*Exercise brief*. Return the listing below verbatim. Pictures do not belong in the copy.
####################
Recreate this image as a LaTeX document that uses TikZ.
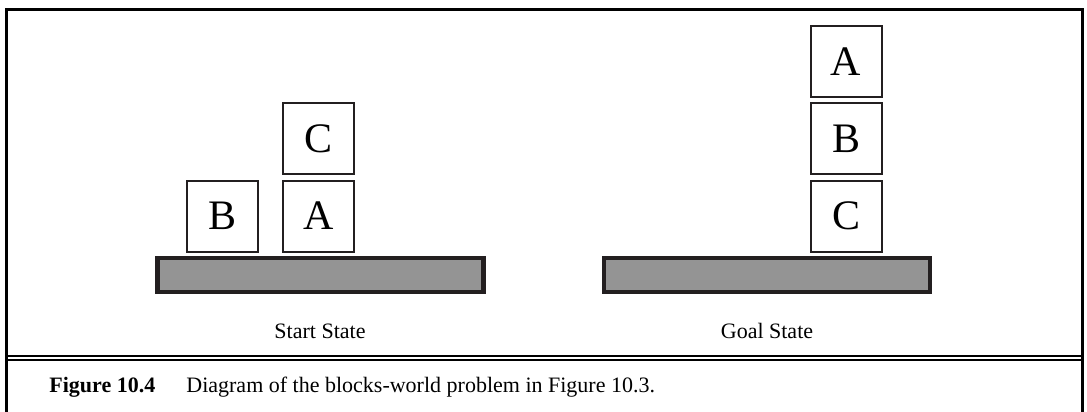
\documentclass[tikz,border=0pt]{standalone}
\usepackage{fontspec}
\setmainfont{Liberation Serif}
\usepackage{tikz}
\usetikzlibrary{positioning}
\definecolor{ink}{HTML}{231F20}
\definecolor{tablegray}{HTML}{949494}
\tikzset{
  frame/.style={line width=1.5pt,draw=black},
  rule/.style={line width=1pt,draw=black},
  block/.style={draw=ink,line width=1pt,minimum size=35.5pt,inner sep=0pt,
                font=\fontsize{21}{21}\selectfont},
  table/.style={draw=ink,fill=tablegray,line width=2.25pt,minimum width=163pt,
                minimum height=17pt,inner sep=0pt},
  label/.style={font=\fontsize{11}{13}\selectfont,inner sep=0pt},
  caption/.style={font=\fontsize{11}{13}\selectfont,inner sep=0pt,anchor=base west}
}
\begin{document}
\begin{tikzpicture}[x=0.5pt,y=-0.5pt]
  \useasboundingbox (0,0) rectangle (1087,412);
  % Outer frame and rule
  \draw[frame] (6,412) -- (6,9) -- (1082,9) -- (1082,412);
  \coordinate (ruleL) at (6,356);
  \coordinate (ruleR) at (1082,356);
  \draw[rule] (ruleL) -- (ruleR);
  \draw[rule] ([yshift=-2pt]ruleL) -- ([yshift=-2pt]ruleR);

  % Start state
  \node[table] (tableS) at (320.5,275) {};
  \node[block] (blkB) at (222.5,216) {B};
  \node[block] (blkA) at (318.7,216) {A};
  \node[block,above=2.2pt of blkA] (blkC) {C};
  \node[label] (startS) at (320,331) {Start State};

  % Goal state
  \node[table] (tableG) at (767,275) {};
  \node[block] (goalC) at (846,216) {C};
  \node[block,above=2.2pt of goalC] (goalB) {B};
  \node[block,above=2.2pt of goalB] (goalA) {A};
  \node[label] (goalS) at (767,331) {Goal State};

  % Caption
  \node[caption] (capNum) at (49,392) {\bfseries Figure 10.4};
  \node[caption] (capText) at (186,392) {Diagram of the blocks-world problem in Figure 10.3.};
\end{tikzpicture}
\end{document}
####################
*Solution for this task*.
Recreate this image as a LaTeX document that uses TikZ.
\documentclass[tikz,border=0pt]{standalone}
\usepackage{fontspec}
\setmainfont{Liberation Serif}
\usepackage{tikz}
\usetikzlibrary{positioning}
\definecolor{ink}{HTML}{231F20}
\definecolor{tablegray}{HTML}{949494}
\tikzset{
  frame/.style={line width=1.5pt,draw=black},
  rule/.style={line width=1pt,draw=black},
  block/.style={draw=ink,line width=1pt,minimum size=35.5pt,inner sep=0pt,
                font=\fontsize{21}{21}\selectfont},
  table/.style={draw=ink,fill=tablegray,line width=2.25pt,minimum width=163pt,
                minimum height=17pt,inner sep=0pt},
  label/.style={font=\fontsize{11}{13}\selectfont,inner sep=0pt},
  caption/.style={font=\fontsize{11}{13}\selectfont,inner sep=0pt,anchor=base west}
}
\begin{document}
\begin{tikzpicture}[x=0.5pt,y=-0.5pt]
  \useasboundingbox (0,0) rectangle (1087,412);
  % Outer frame and rule
  \draw[frame] (6,412) -- (6,9) -- (1082,9) -- (1082,412);
  \coordinate (ruleL) at (6,356);
  \coordinate (ruleR) at (1082,356);
  \draw[rule] (ruleL) -- (ruleR);
  \draw[rule] ([yshift=-2pt]ruleL) -- ([yshift=-2pt]ruleR);

  % Start state
  \node[table] (tableS) at (320.5,275) {};
  \node[block] (blkB) at (222.5,216) {B};
  \node[block] (blkA) at (318.7,216) {A};
  \node[block,above=2.2pt of blkA] (blkC) {C};
  \node[label] (startS) at (320,331) {Start State};

  % Goal state
  \node[table] (tableG) at (767,275) {};
  \node[block] (goalC) at (846,216) {C};
  \node[block,above=2.2pt of goalC] (goalB) {B};
  \node[block,above=2.2pt of goalB] (goalA) {A};
  \node[label] (goalS) at (767,331) {Goal State};

  % Caption
  \node[caption] (capNum) at (49,392) {\bfseries Figure 10.4};
  \node[caption] (capText) at (186,392) {Diagram of the blocks-world problem in Figure 10.3.};
\end{tikzpicture}
\end{document}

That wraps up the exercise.